### Task requirements
Return, word for word, every line that follows.

### Collected data
____

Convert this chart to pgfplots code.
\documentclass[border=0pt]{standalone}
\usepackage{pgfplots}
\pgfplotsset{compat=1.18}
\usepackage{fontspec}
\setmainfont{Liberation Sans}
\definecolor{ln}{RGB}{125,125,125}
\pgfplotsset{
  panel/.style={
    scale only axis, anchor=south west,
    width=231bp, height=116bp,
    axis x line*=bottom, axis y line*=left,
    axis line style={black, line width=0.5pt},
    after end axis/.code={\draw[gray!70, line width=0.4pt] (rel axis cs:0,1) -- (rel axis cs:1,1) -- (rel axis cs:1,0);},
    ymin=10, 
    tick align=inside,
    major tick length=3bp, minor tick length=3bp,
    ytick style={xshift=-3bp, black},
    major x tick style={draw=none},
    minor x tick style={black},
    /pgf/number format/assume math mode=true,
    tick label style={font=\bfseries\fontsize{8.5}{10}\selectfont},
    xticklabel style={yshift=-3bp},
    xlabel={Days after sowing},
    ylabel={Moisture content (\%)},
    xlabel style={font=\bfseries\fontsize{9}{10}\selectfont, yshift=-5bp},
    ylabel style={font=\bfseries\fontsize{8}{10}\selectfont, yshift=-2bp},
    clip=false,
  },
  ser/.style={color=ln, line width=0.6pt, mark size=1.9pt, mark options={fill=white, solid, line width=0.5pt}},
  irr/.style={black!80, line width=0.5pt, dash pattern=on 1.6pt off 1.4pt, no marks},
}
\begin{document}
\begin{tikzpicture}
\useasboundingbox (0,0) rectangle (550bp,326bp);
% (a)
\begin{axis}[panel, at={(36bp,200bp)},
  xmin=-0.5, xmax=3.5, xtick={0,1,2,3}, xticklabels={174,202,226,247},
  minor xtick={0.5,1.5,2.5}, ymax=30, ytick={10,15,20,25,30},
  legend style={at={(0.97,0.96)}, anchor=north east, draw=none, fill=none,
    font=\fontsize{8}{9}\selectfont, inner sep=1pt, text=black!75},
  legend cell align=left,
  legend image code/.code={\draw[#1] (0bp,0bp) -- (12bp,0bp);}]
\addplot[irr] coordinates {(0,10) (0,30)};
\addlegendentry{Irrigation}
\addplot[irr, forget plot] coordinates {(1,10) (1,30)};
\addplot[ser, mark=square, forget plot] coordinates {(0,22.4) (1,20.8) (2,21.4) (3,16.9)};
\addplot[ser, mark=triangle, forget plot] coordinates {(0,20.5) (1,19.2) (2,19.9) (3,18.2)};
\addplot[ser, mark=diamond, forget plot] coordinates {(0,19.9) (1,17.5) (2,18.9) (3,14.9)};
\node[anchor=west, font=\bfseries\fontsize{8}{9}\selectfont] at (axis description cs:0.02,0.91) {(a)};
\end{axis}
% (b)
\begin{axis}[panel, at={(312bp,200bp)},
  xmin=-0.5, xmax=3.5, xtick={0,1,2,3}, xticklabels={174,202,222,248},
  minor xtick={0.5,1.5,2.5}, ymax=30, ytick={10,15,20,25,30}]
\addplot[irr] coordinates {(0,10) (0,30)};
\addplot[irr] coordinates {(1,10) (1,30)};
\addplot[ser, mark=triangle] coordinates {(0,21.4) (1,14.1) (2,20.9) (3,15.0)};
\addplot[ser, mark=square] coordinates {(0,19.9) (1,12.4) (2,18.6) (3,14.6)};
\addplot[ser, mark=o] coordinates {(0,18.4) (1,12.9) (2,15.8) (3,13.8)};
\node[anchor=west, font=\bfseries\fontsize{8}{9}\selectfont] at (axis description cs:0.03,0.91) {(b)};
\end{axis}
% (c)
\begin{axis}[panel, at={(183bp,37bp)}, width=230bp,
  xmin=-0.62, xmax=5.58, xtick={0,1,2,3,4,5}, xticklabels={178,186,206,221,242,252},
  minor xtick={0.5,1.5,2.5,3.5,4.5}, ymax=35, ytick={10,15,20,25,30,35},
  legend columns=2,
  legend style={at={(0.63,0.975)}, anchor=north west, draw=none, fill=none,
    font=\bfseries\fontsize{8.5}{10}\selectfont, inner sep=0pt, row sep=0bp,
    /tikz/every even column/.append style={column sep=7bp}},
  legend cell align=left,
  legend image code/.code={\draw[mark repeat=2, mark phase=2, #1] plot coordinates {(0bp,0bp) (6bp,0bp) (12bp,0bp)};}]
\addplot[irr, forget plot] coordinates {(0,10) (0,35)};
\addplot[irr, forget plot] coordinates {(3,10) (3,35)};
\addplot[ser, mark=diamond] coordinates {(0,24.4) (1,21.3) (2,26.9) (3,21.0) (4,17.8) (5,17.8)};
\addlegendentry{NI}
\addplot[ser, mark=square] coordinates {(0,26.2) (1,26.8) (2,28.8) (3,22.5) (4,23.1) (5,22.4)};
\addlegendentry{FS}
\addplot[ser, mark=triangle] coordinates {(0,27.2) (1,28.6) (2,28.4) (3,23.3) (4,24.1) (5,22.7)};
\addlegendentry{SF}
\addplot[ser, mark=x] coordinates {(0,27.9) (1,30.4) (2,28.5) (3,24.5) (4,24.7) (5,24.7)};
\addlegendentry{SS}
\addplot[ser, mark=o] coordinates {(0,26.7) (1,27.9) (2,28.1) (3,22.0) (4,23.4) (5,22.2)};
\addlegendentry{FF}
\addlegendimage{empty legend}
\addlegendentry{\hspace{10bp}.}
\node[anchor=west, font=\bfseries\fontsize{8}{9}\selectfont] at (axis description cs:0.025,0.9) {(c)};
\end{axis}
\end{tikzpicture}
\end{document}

____

### Full answer
Convert this chart to pgfplots code.
\documentclass[border=0pt]{standalone}
\usepackage{pgfplots}
\pgfplotsset{compat=1.18}
\usepackage{fontspec}
\setmainfont{Liberation Sans}
\definecolor{ln}{RGB}{125,125,125}
\pgfplotsset{
  panel/.style={
    scale only axis, anchor=south west,
    width=231bp, height=116bp,
    axis x line*=bottom, axis y line*=left,
    axis line style={black, line width=0.5pt},
    after end axis/.code={\draw[gray!70, line width=0.4pt] (rel axis cs:0,1) -- (rel axis cs:1,1) -- (rel axis cs:1,0);},
    ymin=10, 
    tick align=inside,
    major tick length=3bp, minor tick length=3bp,
    ytick style={xshift=-3bp, black},
    major x tick style={draw=none},
    minor x tick style={black},
    /pgf/number format/assume math mode=true,
    tick label style={font=\bfseries\fontsize{8.5}{10}\selectfont},
    xticklabel style={yshift=-3bp},
    xlabel={Days after sowing},
    ylabel={Moisture content (\%)},
    xlabel style={font=\bfseries\fontsize{9}{10}\selectfont, yshift=-5bp},
    ylabel style={font=\bfseries\fontsize{8}{10}\selectfont, yshift=-2bp},
    clip=false,
  },
  ser/.style={color=ln, line width=0.6pt, mark size=1.9pt, mark options={fill=white, solid, line width=0.5pt}},
  irr/.style={black!80, line width=0.5pt, dash pattern=on 1.6pt off 1.4pt, no marks},
}
\begin{document}
\begin{tikzpicture}
\useasboundingbox (0,0) rectangle (550bp,326bp);
% (a)
\begin{axis}[panel, at={(36bp,200bp)},
  xmin=-0.5, xmax=3.5, xtick={0,1,2,3}, xticklabels={174,202,226,247},
  minor xtick={0.5,1.5,2.5}, ymax=30, ytick={10,15,20,25,30},
  legend style={at={(0.97,0.96)}, anchor=north east, draw=none, fill=none,
    font=\fontsize{8}{9}\selectfont, inner sep=1pt, text=black!75},
  legend cell align=left,
  legend image code/.code={\draw[#1] (0bp,0bp) -- (12bp,0bp);}]
\addplot[irr] coordinates {(0,10) (0,30)};
\addlegendentry{Irrigation}
\addplot[irr, forget plot] coordinates {(1,10) (1,30)};
\addplot[ser, mark=square, forget plot] coordinates {(0,22.4) (1,20.8) (2,21.4) (3,16.9)};
\addplot[ser, mark=triangle, forget plot] coordinates {(0,20.5) (1,19.2) (2,19.9) (3,18.2)};
\addplot[ser, mark=diamond, forget plot] coordinates {(0,19.9) (1,17.5) (2,18.9) (3,14.9)};
\node[anchor=west, font=\bfseries\fontsize{8}{9}\selectfont] at (axis description cs:0.02,0.91) {(a)};
\end{axis}
% (b)
\begin{axis}[panel, at={(312bp,200bp)},
  xmin=-0.5, xmax=3.5, xtick={0,1,2,3}, xticklabels={174,202,222,248},
  minor xtick={0.5,1.5,2.5}, ymax=30, ytick={10,15,20,25,30}]
\addplot[irr] coordinates {(0,10) (0,30)};
\addplot[irr] coordinates {(1,10) (1,30)};
\addplot[ser, mark=triangle] coordinates {(0,21.4) (1,14.1) (2,20.9) (3,15.0)};
\addplot[ser, mark=square] coordinates {(0,19.9) (1,12.4) (2,18.6) (3,14.6)};
\addplot[ser, mark=o] coordinates {(0,18.4) (1,12.9) (2,15.8) (3,13.8)};
\node[anchor=west, font=\bfseries\fontsize{8}{9}\selectfont] at (axis description cs:0.03,0.91) {(b)};
\end{axis}
% (c)
\begin{axis}[panel, at={(183bp,37bp)}, width=230bp,
  xmin=-0.62, xmax=5.58, xtick={0,1,2,3,4,5}, xticklabels={178,186,206,221,242,252},
  minor xtick={0.5,1.5,2.5,3.5,4.5}, ymax=35, ytick={10,15,20,25,30,35},
  legend columns=2,
  legend style={at={(0.63,0.975)}, anchor=north west, draw=none, fill=none,
    font=\bfseries\fontsize{8.5}{10}\selectfont, inner sep=0pt, row sep=0bp,
    /tikz/every even column/.append style={column sep=7bp}},
  legend cell align=left,
  legend image code/.code={\draw[mark repeat=2, mark phase=2, #1] plot coordinates {(0bp,0bp) (6bp,0bp) (12bp,0bp)};}]
\addplot[irr, forget plot] coordinates {(0,10) (0,35)};
\addplot[irr, forget plot] coordinates {(3,10) (3,35)};
\addplot[ser, mark=diamond] coordinates {(0,24.4) (1,21.3) (2,26.9) (3,21.0) (4,17.8) (5,17.8)};
\addlegendentry{NI}
\addplot[ser, mark=square] coordinates {(0,26.2) (1,26.8) (2,28.8) (3,22.5) (4,23.1) (5,22.4)};
\addlegendentry{FS}
\addplot[ser, mark=triangle] coordinates {(0,27.2) (1,28.6) (2,28.4) (3,23.3) (4,24.1) (5,22.7)};
\addlegendentry{SF}
\addplot[ser, mark=x] coordinates {(0,27.9) (1,30.4) (2,28.5) (3,24.5) (4,24.7) (5,24.7)};
\addlegendentry{SS}
\addplot[ser, mark=o] coordinates {(0,26.7) (1,27.9) (2,28.1) (3,22.0) (4,23.4) (5,22.2)};
\addlegendentry{FF}
\addlegendimage{empty legend}
\addlegendentry{\hspace{10bp}.}
\node[anchor=west, font=\bfseries\fontsize{8}{9}\selectfont] at (axis description cs:0.025,0.9) {(c)};
\end{axis}
\end{tikzpicture}
\end{document}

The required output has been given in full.